El responder con solidaridad y deber moral, fue una conducta aprendida en la militancia política de esos años, en la fuerza que tenían las ideas, los proyectos de país y la acción colectiva. La huelga no fue un acto suicida, aunque arriesgado, era una respuesta asociada a lo que a un preso no se le puede arrebatar, en última instancia, la dignidad y libertad de decidir, fundamento de toda resistencia.
El Chile de la dictadura, al violentar los Derechos Humanos, lo que hacía era intentar aplastar la dignidad por la vía de la fuerza y del hambre, para impedir la rebelión contra el sistema que se imponía contra la voluntad mayoritaria. Y, a la vez, desnudaba a la elite política empresarial respecto de cómo entiende su dignidad (por clase, etnia, sexo, patrimonio).
Eso es lo que se evidencia nuevamente –en otro contexto histórico– en el Chile actual: dignidad y solidaridad.

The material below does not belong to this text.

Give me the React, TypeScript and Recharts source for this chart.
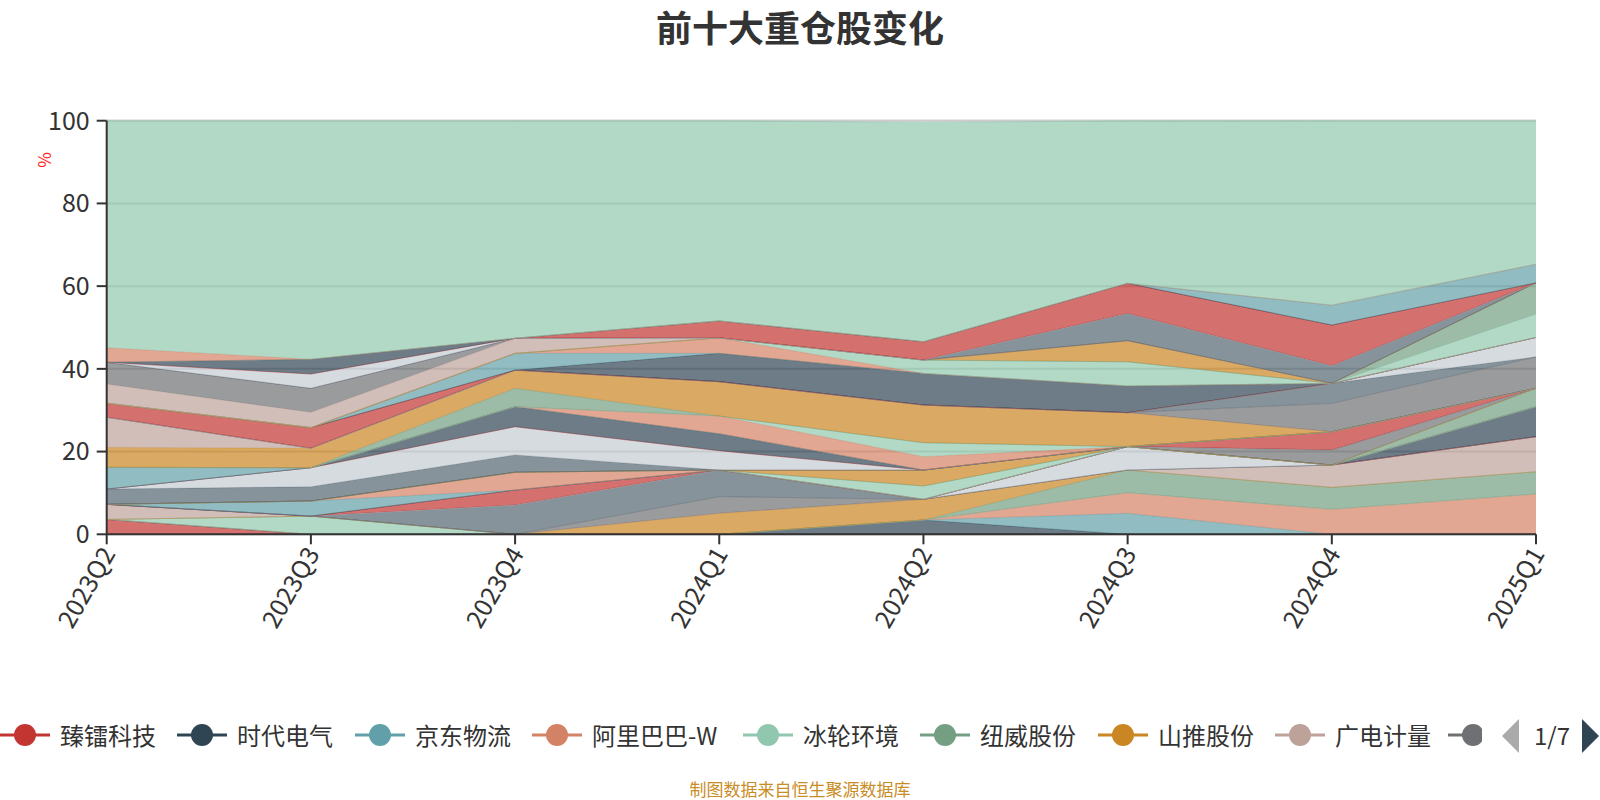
import React from "react";
import { AreaChart, Area, XAxis, YAxis, CartesianGrid } from "recharts";

const quarters = ["2023Q2", "2023Q3", "2023Q4", "2024Q1", "2024Q2", "2024Q3", "2024Q4", "2025Q1"];

// 只有图例第一页的名称可见
const stockNames = ["臻镭科技", "时代电气", "京东物流", "阿里巴巴-W", "冰轮环境", "纽威股份", "山推股份", "广电计量"];

// 占净值比(%)，按系列顺序自下而上堆叠
const weights: number[][] = [
  [3.6, 0, 0, 0, 0, 0, 0, 0],
  [0, 0, 0, 0, 3.46, 0, 0, 0],
  [0, 0, 0, 0, 0, 5.07, 0, 0],
  [0, 0, 0, 0, 0, 5.0, 6.04, 9.74],
  [0, 4.4, 0, 0, 0, 0, 0, 0],
  [0, 0, 0, 0, 0, 5.48, 5.32, 5.4],
  [0, 0, 0, 5.07, 5.0, 0, 0, 0],
  [3.65, 0, 0, 0, 0, 0, 5.39, 8.46],
  [0, 0, 0, 4.03, 0, 0, 0, 0],
  [0, 0, 7.08, 6.45, 0, 0, 0, 0],
  [0, 0, 0, 0, 0, 5.66, 0, 0],
  [0, 0, 3.62, 0, 0, 0, 0, 0],
  [0, 0, 0, 0, 0, 0, 0, 7.25],
  [0, 3.65, 0, 0, 0, 0, 0, 0],
  [0, 0, 4.3, 0, 0, 0, 0, 0],
  [0, 0, 0, 0, 3.22, 0, 0, 0],
  [0, 0, 0, 0, 0, 0, 0, 4.45],
  [0, 0, 0, 0, 3.86, 0, 0, 0],
  [0, 0, 0, 0, 0, 0, 3.63, 0],
  [3.7, 3.45, 4.2, 0, 0, 0, 0, 0],
  [0, 4.6, 6.8, 4.65, 0, 0, 0, 0],
  [0, 0, 0, 0, 0, 0, 4.42, 0],
  [0, 0, 4.85, 4.1, 0, 0, 0, 0],
  [5.25, 0, 0, 0, 0, 0, 0, 0],
  [0, 0, 0, 4.3, 3.22, 0, 0, 0],
  [0, 0, 0, 0, 3.39, 0, 0, 0],
  [0, 0, 4.45, 0, 0, 0, 0, 0],
  [4.8, 4.7, 4.4, 8.3, 9.1, 8.2, 0, 0],
  [7.3, 0, 0, 0, 0, 0, 0, 0],
  [0, 0, 0, 0, 0, 0, 6.87, 7.6],
  [0, 0, 0, 0, 0, 0, 4.83, 0],
  [0, 0, 0, 0, 0, 0, 0, 4.7],
  [3.4, 5.0, 0, 0, 0, 0, 0, 0],
  [0, 0, 0, 6.85, 7.65, 6.45, 0, 0],
  [0, 0, 4.05, 0, 0, 0, 0, 0],
  [0, 0, 0, 3.75, 0, 0, 0, 0],
  [0, 0, 0, 0, 3.23, 5.85, 0, 5.65],
  [0, 0, 0, 0, 0, 0, 0, 7.55],
  [0, 0, 0, 0, 0, 5.1, 0, 0],
  [4.65, 3.7, 3.65, 0, 0, 0, 0, 0],
  [5.25, 5.8, 0, 0, 0, 0, 0, 0],
  [0, 0, 0, 0, 0, 6.6, 4.26, 0],
  [0, 3.45, 0, 0, 0, 0, 0, 0],
  [0, 0, 0, 4.1, 4.43, 7.27, 9.84, 0],
  [0, 3.55, 0, 0, 0, 0, 0, 0],
  [0, 0, 0, 0, 0, 0, 4.8, 4.5],
  [3.5, 0, 0, 0, 0, 0, 0, 0],
];

const otherWeights = [54.9, 57.7, 52.6, 48.4, 53.0, 39.3, 44.6, 34.7];

const yTicks = [0, 20, 40, 60, 80, 100];

const palette = ["#c23531", "#2f4554", "#61a0a8", "#d48265", "#91c7ae", "#749f83", "#ca8622", "#bda29a", "#6e7074", "#546570", "#c4ccd3"];
// 原系列第 19 个在这些季度里没有持仓，后面的颜色顺延一位
const colorOf = (i: number) => palette[(i < 18 ? i : i + 1) % 11];
const otherColor = palette[4];

const FONT = "'Noto Sans CJK SC', 'Noto Sans', sans-serif";

const rows = quarters.map((q, qi) => {
  const row: Record<string, any> = { quarter: q };
  weights.forEach((w, si) => {
    row[`s${si}`] = w[qi];
  });
  row.other = otherWeights[qi];
  return row;
});

const QuarterTick = (props: any) => {
  const { x, y, payload } = props;
  return (
    <text
      x={x}
      y={y}
      textAnchor="end"
      dominantBaseline="central"
      transform={`rotate(-60 ${x} ${y})`}
      fontSize={25}
      fill="#333"
      fontFamily={FONT}
    >
      {payload.value}
    </text>
  );
};

const legendX = [25, 202, 380, 557, 768, 945, 1123, 1300, 1473];

export default function App() {
  return (
    <div style={{ position: "absolute", left: 0, top: 0, width: 1600, height: 800, background: "#fff", fontFamily: FONT, overflow: "hidden" }}>
      <div style={{ position: "absolute", left: 0, width: 1600, top: 4, textAlign: "center", fontSize: 36, fontWeight: "bold", color: "#333", lineHeight: "44px" }}>
        前十大重仓股变化
      </div>
      <div style={{ position: "absolute", left: 36, top: 152, width: 16, height: 16, color: "#f22", fontSize: 17, lineHeight: "16px", transform: "rotate(-90deg)", textAlign: "center" }}>
        %
      </div>
      <AreaChart width={1600} height={800} data={rows} margin={{ top: 120.7, right: 64, left: 0, bottom: 205.7 }}>
        <CartesianGrid vertical={false} stroke="#ccc" strokeWidth={2} />
        <XAxis
          dataKey="quarter"
          height={60}
          interval={0}
          tick={<QuarterTick />}
          tickSize={10}
          tickMargin={4}
          axisLine={{ stroke: "#333", strokeWidth: 2 }}
          tickLine={{ stroke: "#333", strokeWidth: 2 }}
        />
        <YAxis
          width={106.7}
          domain={[0, 100]}
          ticks={yTicks}
          tickSize={10}
          tickMargin={7}
          tick={{ fontSize: 25, fill: "#333", fontFamily: FONT }}
          axisLine={{ stroke: "#333", strokeWidth: 2 }}
          tickLine={{ stroke: "#333", strokeWidth: 2 }}
        />
        {weights.map((_, si) => (
          <Area
            key={si}
            type="linear"
            dataKey={`s${si}`}
            name={stockNames[si] ?? `s${si}`}
            stackId="1"
            stroke={colorOf(si)}
            strokeWidth={1}
            strokeOpacity={0.55}
            fill={colorOf(si)}
            fillOpacity={0.7}
            dot={false}
            activeDot={false}
            isAnimationActive={false}
          />
        ))}
        <Area
          type="linear"
          dataKey="other"
          name="其他"
          stackId="1"
          stroke={otherColor}
          strokeWidth={1}
          strokeOpacity={0.55}
          fill={otherColor}
          fillOpacity={0.7}
          dot={false}
          activeDot={false}
          isAnimationActive={false}
        />
      </AreaChart>

      {/* 图例（滚动式，第一页） */}
      <div style={{ position: "absolute", left: 0, top: 715, width: 1482, height: 40, overflow: "hidden" }}>
        {legendX.map((cx, i) => (
          <div key={i} style={{ position: "absolute", left: cx - 25, top: 0, height: 40, display: "flex", alignItems: "center", whiteSpace: "nowrap" }}>
            <svg width={50} height={40}>
              <line x1={0} y1={20} x2={50} y2={20} stroke={colorOf(i)} strokeWidth={3} />
              <circle cx={25} cy={20} r={11} fill={colorOf(i)} />
            </svg>
            {stockNames[i] && <span style={{ marginLeft: 10, fontSize: 24, color: "#333", lineHeight: "40px" }}>{stockNames[i]}</span>}
          </div>
        ))}
      </div>
      <svg style={{ position: "absolute", left: 1498, top: 718 }} width={102} height={36}>
        <polygon points="4,18 21,1 21,35" fill="#aaa" />
        <polygon points="84,1 101,18 84,35" fill="#2f4554" />
      </svg>
      <div style={{ position: "absolute", left: 1530, top: 715, width: 44, textAlign: "center", fontSize: 24, color: "#333", lineHeight: "40px" }}>
        1/7
      </div>
      <div style={{ position: "absolute", left: 0, width: 1600, top: 777, textAlign: "center", fontSize: 17, color: "#c98d26", lineHeight: "24px" }}>
        制图数据来自恒生聚源数据库
      </div>
    </div>
  );
}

“Hasta que la dignidad se haga costumbre”, “Plaza de la Dignidad”, son el lema y el epicentro de la movilización. La primera señala un programa de largo plazo y la segunda clava la bandera en el centro político del país.
La dignidad es un concepto poco trabajado por la sociología y la ciencia política; ha gozado de mayor preocupación el tema de la confianza como vínculo con las instituciones y entre las personas. Incluso la filosofía está al debe respecto de ello. Más bien ha sido desde la doctrina internacional de los Derechos Humanos, donde se ha expresado como bien jurídico. Los DDHH serían la forma jurídica en que se expresa la dignidad de toda persona. “Todas las personas nacen libres e iguales en dignidad y derechos…”. En este sentido, la dignidad deja de ser algo relacionado con el prestigio o un cargo; ya no se vincula a una posición heredada o social, política o étnica. Ya no es una dignidad externa al individuo, concedida por un tercero.

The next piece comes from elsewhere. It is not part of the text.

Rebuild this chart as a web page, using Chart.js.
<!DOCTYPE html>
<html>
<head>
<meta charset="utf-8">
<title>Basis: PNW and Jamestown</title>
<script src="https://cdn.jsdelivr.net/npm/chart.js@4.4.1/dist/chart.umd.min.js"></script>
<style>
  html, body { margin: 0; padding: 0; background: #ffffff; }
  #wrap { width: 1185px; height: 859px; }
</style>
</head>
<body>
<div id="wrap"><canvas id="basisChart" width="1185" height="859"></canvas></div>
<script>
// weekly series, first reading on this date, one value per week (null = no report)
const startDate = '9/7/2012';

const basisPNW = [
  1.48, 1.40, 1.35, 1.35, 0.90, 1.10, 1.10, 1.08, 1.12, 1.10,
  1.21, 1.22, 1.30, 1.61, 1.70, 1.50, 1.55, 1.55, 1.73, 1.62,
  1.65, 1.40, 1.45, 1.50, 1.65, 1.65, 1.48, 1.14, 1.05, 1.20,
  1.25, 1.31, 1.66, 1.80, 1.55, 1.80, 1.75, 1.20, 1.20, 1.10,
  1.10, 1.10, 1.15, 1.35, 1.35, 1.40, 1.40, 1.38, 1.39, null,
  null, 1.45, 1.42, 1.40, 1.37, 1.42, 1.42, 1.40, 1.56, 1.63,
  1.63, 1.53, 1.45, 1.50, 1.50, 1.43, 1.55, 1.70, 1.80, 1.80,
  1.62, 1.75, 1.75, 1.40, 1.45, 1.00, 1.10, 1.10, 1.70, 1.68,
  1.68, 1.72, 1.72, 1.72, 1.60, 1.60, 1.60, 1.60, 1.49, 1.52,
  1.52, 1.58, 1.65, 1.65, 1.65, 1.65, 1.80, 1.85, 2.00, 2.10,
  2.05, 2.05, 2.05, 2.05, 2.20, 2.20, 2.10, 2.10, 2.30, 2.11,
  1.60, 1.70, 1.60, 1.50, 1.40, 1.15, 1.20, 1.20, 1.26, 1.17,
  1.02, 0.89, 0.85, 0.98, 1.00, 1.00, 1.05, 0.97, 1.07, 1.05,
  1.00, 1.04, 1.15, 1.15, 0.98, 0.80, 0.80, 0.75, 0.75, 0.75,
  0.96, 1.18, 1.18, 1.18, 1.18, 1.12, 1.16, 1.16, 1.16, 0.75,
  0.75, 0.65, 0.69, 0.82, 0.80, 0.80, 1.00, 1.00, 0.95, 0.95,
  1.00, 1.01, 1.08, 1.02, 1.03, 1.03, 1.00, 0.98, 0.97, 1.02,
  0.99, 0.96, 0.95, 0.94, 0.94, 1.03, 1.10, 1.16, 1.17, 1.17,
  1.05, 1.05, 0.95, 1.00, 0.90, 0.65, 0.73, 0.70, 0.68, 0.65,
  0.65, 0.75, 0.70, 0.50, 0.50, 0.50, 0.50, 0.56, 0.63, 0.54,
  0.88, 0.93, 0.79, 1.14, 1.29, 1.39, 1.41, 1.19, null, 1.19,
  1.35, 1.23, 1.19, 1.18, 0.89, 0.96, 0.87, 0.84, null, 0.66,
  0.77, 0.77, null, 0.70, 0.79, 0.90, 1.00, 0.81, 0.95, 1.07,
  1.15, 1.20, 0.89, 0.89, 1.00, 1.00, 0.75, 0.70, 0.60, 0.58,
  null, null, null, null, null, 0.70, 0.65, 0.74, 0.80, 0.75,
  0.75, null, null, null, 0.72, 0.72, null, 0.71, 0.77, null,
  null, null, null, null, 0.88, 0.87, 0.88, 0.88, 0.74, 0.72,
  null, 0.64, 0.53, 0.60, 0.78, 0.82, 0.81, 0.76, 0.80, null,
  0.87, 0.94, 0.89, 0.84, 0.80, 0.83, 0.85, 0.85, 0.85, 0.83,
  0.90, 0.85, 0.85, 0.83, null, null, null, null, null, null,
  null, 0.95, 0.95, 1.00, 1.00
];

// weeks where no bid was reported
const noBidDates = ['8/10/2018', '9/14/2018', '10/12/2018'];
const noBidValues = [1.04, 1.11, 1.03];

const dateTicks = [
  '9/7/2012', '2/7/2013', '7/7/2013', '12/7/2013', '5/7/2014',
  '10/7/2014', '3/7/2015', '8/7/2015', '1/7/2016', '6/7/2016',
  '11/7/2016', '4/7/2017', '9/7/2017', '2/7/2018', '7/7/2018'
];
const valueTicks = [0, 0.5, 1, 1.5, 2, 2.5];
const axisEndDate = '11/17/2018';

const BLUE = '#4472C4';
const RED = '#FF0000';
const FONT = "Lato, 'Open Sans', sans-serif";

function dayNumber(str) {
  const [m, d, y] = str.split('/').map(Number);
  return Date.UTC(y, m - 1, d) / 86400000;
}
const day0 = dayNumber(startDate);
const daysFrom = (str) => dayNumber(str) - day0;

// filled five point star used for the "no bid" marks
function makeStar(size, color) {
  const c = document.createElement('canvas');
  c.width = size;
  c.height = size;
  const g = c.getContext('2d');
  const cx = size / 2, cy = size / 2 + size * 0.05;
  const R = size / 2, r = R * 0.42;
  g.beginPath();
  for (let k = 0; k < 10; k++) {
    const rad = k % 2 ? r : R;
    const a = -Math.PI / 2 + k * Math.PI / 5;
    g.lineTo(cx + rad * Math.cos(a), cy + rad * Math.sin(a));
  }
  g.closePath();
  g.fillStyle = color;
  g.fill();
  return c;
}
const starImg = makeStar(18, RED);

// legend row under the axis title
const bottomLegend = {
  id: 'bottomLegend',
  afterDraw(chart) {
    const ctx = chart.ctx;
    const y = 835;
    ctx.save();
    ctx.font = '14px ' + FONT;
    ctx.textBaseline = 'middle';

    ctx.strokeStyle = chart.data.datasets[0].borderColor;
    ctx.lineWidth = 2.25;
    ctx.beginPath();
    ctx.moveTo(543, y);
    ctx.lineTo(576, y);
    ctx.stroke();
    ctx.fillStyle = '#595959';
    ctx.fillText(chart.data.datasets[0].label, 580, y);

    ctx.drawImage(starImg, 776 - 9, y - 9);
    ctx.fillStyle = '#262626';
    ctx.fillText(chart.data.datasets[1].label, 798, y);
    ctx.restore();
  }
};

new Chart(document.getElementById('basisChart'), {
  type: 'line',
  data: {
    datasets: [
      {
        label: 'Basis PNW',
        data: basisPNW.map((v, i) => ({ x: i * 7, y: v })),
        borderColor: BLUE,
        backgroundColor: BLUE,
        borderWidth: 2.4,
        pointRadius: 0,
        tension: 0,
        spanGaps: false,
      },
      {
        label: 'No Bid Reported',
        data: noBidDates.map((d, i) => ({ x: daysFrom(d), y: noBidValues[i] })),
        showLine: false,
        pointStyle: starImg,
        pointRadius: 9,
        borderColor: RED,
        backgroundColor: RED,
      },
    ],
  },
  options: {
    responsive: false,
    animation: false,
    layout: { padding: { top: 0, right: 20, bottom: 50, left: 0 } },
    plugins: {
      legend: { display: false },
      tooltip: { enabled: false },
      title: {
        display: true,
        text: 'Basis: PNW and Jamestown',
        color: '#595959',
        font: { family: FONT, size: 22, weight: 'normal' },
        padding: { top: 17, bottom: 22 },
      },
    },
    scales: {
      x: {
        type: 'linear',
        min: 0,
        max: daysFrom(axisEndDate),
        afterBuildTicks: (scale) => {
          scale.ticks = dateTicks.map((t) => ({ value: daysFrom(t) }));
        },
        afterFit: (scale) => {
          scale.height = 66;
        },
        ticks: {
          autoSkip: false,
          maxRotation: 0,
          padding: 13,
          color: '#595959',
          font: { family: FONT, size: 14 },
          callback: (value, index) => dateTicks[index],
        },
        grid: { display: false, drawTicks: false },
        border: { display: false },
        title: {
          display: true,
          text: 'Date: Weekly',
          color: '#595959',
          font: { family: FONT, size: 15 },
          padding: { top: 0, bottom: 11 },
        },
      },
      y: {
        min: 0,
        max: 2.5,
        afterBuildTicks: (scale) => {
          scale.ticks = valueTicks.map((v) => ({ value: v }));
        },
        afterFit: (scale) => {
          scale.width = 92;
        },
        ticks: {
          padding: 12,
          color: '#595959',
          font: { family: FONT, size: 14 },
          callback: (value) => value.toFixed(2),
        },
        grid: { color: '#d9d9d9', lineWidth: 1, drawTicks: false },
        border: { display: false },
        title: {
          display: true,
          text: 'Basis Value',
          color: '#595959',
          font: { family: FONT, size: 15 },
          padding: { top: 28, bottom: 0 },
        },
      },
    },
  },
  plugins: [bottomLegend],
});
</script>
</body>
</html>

La herencia cultural de la dictadura en la transición –no solo fue constitucional y política–, también fue denigrar a la población respecto de su dignidad, de la cual son portadoras las personas, así como son portadoras de derechos inalienables. El abuso sistemático por las empresas, el trato de segunda en la vida diaria, la pregunta por la comuna de origen, el colegio de proveniencia, el apellido, la mirada, el gesto, la calidad del transporte privatizado, el ninguneo ante el reclamo, la pensión miserable, el cheque en prenda para tener salud, todo ello ha sido el regreso al concepto de dignidad asociada al lugar de nacimiento, posición social y bienes poseídos –no importa cómo–. Eso que Allende quiso transformar, y fue aplastado, era lo mismo que, restituido por la dictadura y agudizado en el Chile transicional, se vivía “modernamente” en el país del oasis.
La respuesta del 18 de octubre se sustentó en lo mismo que la huelga de los presos: el regreso de la dignidad y la solidaridad. Así lo muestran las brigadas de voluntarios de la salud, los repartidores de agua y bicarbonato, los de la primera línea, los marchantes, los artistas, las ollas comunes, los cacerolazos. Es que el 18 de octubre se inició una lucha para que se respeten los Derechos Humanos y que en situaciones dramáticas ha convocado a la solidaridad desinteresada, al socorro a los vulnerados en sus derechos, a riesgo de la vida, los ojos o un abuso sexual. Estos protagonistas son también mayoritariamente jóvenes.
Esta es una derrota a la cultura neoliberal del individualismo radical, que concibe a la sociedad como suma de intereses individuales. Algo que permeó la política de izquierda, al abandonar la acción colectiva tras proyectos de transformación de la sociedad. Ahora se abre una nueva oportunidad, pues cuando la dignidad se haga costumbre, habremos logrado que en Chile se respeten los Derechos Humanos.